(The following story by Brent Jang appeared on the Globe and Mail website on May 15.)
TORONTO — Rail maintenance workers who last clashed with Canadian Pacific Railway Ltd. in 1995 over job security are now trying to defend their spare time away from the tracks.
A looming strike at Calgary-based CPR has shone a spotlight on both the company’s productivity drive – dubbed “execution excellence” – and union resistance over a proposal for track staff to cross traditional boundaries to report for duty. Under the proposal, for instance, work crews from Saskatchewan would need to drive to Manitoba to attend to track repairs, and vice versa. Crews in Southern Ontario and Northern Ontario would cross into each other’s turf, in certain cases, as well.
While the expansion of “work territories” would give the railway greater choice in scheduling, the union is adamantly opposed to redrawing district maps because of what it views as an attack on private time.
“We would have to travel farther to go to work,” said William Brehl, president of the Teamsters Canada Rail Conference’s maintenance of way employees division.
“We can’t spend countless hours driving on our days off, driving for CP Rail virtually for free. We would get some money for gasoline, say 14 cents a kilometre, but that’s it. This plan would destroy families.”
He doesn’t want to see the establishment of seasonal, roving work crews on CPR’s Prairie, Eastern and Atlantic regions. “We say ‘no.’ Our people travel far enough as it is.”
A track maintenance worker would be paid for four 10-hour shifts, but not receive wages for two days of travel time getting to the site and back home, leaving just one day of rest, Mr. Brehl complained.
The Teamsters union has issued a 72-hour strike notice, meaning that members are slated to walk off the job early tomorrow.
CPR is girding for the strike by 3,200 Teamsters members, the first walkout by maintenance staff since they took part in a 19-day CPR work stoppage in 1995 that involved other unions and crippled many freight deliveries. Union officials say they were left with watered-down job security 12 years ago.
CPR spokesman Mark Seland defended the company’s efforts to gain flexibility in scheduling track crews, saying the railway is committed to becoming more efficient.

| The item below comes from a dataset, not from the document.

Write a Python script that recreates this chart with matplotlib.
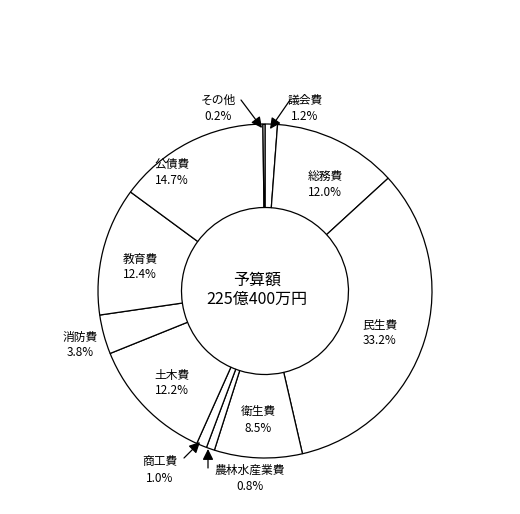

Joe Martin, director of Canadian business history at the University of Toronto’s Rotman School of Management, said CPR has historically been at or near the bottom for efficiency among the Big Six railways in North America, and well behind industry leader Canadian National Railway Co.
“CPR is improving, but they have a long way to go,” Prof. Martin said.
CPR said it has strike contingency plans to keep freight moving, which include deferring expansion projects and other capital spending that employ 2,000 workers. Over the past two days, CPR has assigned more than 1,300 managers to fill in for 1,200 employees on day-to-day maintenance duties.
The Teamsters unit has been without a contract since Dec. 31, 2006.
No new talks are scheduled to bridge the gap on working conditions, benefits and wages, which average $42,000 a year.